Ambitious Rulemaking Agenda For 2013
Twice a year, the federal government releases the Unified Agenda of Federal Regulatory and Deregulatory Actions. Compiled by the Regulatory Information Service Center, a small division within the US General Services Administration, the agenda reports information about Federal regulatory and deregulatory activities of the 60 Cabinet, Executive, and independent agencies.
The Department of Labor issued its fall regulatory agenda in December 2012. It’s a status list of all the pending regulations the agency has under development that are likely to hit specific milestones over the next 12 months and beyond.
In what some have called a tsunami of regulations from the Obama Administration, a few significant actions for HVACR contractors appear on the horizon. The development of federal rules must abide by the Administrative Procedures Act that requires a notice and comment approach. Agencies generally initiate the process by gathering information from stakeholders before releasing an Advanced Notice of Proposed Rulemaking for public comment. After comments have been received, the agency may follow up with a Notice of Proposed Rulemaking that addresses the previously received comments and request additional comments on the document. Finally, a Final Rule is released, addressing any new comments and setting a compliance date.
According to the Department of Labor’s fall agenda, a Final Rule is expected this summer of the Confined Spaces in Construction Rule. In 1993 the Occupational Health and Safety Administration (OSHA) issued a confined space rule to protect employees while engaged in general industry work. Since 2003, OSHA has been writing a rule on confined spaces specifically for the construction industry, because of the unique characteristics of construction worksites.

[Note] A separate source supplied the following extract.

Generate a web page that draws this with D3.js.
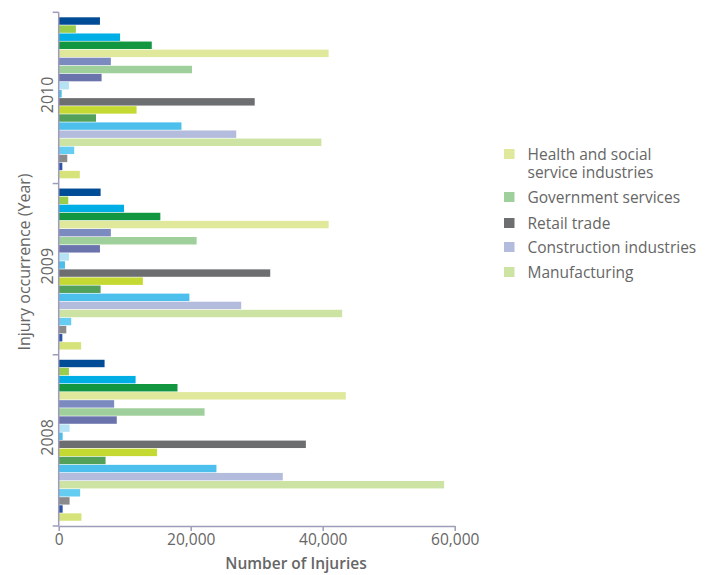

Under the proposed rule, a “confined space” could be interpreted to include attics or crawlspaces in a single family residence. If this were the case, HVACR contractors may have to put in place certain workplace policies and safety measures to protect the workers in and around the confined space.
Throughout the rulemaking process ACCA has provided comments on this rule. Because the confined space in construction rule could have a significant impact on small businesses, in 2003 OSHA convened a Small Business Advocacy Review (SBAR) Panel, made up of representatives of a variety of construction trades, including a representative from ACCA. Overall, the Panel found that a draft version of the regulation was complicated, confusing, and with a high cost of compliance. A specific question raised in the report was “Would a basement without a stairway, acrawl space, or an attic be considered a hazardous-enclosed space or a confined space?”
OSHA pressed on with the rulemaking process and published a proposed rule in 2007. ACCA supplied comments in February of 2008 on the proposed rule, requesting that attics and crawl spaces should be exempt from the definition of a confined space. ACCA participated in an informal hearing in July 2008 at OSHA headquarters and assisted in the drafting of comments by the Small Businesses Administration’s Office of Advocacy that urged a thorough review of the rule’s impact on small business entities.
All sections of the construction industry, from the heavy-highway sector to roofing contractors are anxiously awaiting the final rule, the compliance measures, and costs that it will require.
The other item of interests to HVACR contractors, really all employers, is the Injury and Illness Prevention Programs (I2P2). The I2P2 rule would require employers to implement an Injury and Illness Prevention Program and involves planning, implementing, evaluating, and improving processes and activities that protect employee safety and health. This is a broad area of jurisdiction that has many OSHA watchers raising their alarm bells. OSHA would like employers to “find and fix” hazards without waiting for an OSHA inspector or a workplace accident to reveal them.
As a first step, the Agency plans to hold stakeholder meetings to obtain input for an injury and illness prevention rulemaking. OSHA intends to convene an SBAR panel under the Small Business Regulatory Enforcement Fairness Act (SBREFA) in the coming months.
While many small businesses have safety policies in place that have successfully protected their workforce, there is a concern that OSHA could render them inadequate under the new rule. Some have expressed a concern that an aggressive interpretation of an I2P2 rule would create a backdoor channel for new rules outside the normal rulemaking process. The agency could use a broadly interpreted I2P2 Rule to eliminate the need for any further OSHA rulemakings, shortcutting the need to show technical and economic feasibility.
With many predicting that Congress will be gridlocked for the next two years, it should be easier to keep an eye on the federal agencies as they propose new costly rules on small businesses. Considering that just one agency, the Department of Labor, listed more than 60 rules it expects will be finalizing or proposing over the next 12 months, it’s going to be a busy year.